Composer searches follow a cycle. If I enter “john cage, gustav mahler, gabriel faure” (the results are better without Fauré’s accent), I get this:
Try it. The above graph is from 7/2/09. The data changes frequently. Google’s page posts instructions, information about the scale, and how the rankings work. Prominent news articles are flagged by boxed letters, in this case the blue A at 2009’s start for Cage.
If we’re to believe Google Trends, Cage attracts more interest than Mahler. Improbable? It’s quite possible folks in quest of John Cage may actually be Ally McBeal fans, but bear with me for a bit. [John Cage is the name of a character in a then-popular, now-defunct TV sitcom.
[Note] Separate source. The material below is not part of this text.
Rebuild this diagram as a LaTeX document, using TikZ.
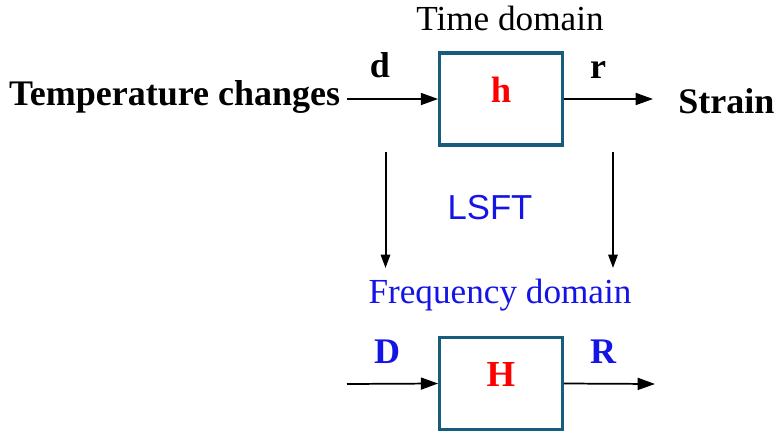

Ed.]
Note how the frequency of searches has diminished since 2004. Google serves up fewer composer searches each year.
Note also the recurring pattern of mid-year lulls and the downward spike at year’s end. I suspect that these lulls and dips correspond to the academic year, suggesting that most online composer searches occur at schools. Does the gradual decline mean that students have access to better reference material and don’t need to go online? Or does it mean that there are fewer of them doing online searches? Who knows, perhaps Google’s popularity is diminishing.
A big-name “richard wagner, wolfgang mozart, ludwig van beethoven” search reveals a similar pattern, with an enormous spike corresponding to Mozart’s anniversary. Wagner appears to hold constant throughout the year. Try other bundles of unrelated composers (e.g., “charles ives, maurice ravel, anton bruckner”). Warning: This could get addictive.
So, again, it seems that the academic year is the key factor. A “jane austen, robert frost, charles dickens” search maintains the same shape, although Jane Austen’s perennial popularity — now doused with zombies — disturbs the pattern. [A recently published book is entitled Pride and Prejudice and Zombies. Ed.]
Does this mean that the world at large takes less interest in the classics, including kids in school? Looks that way.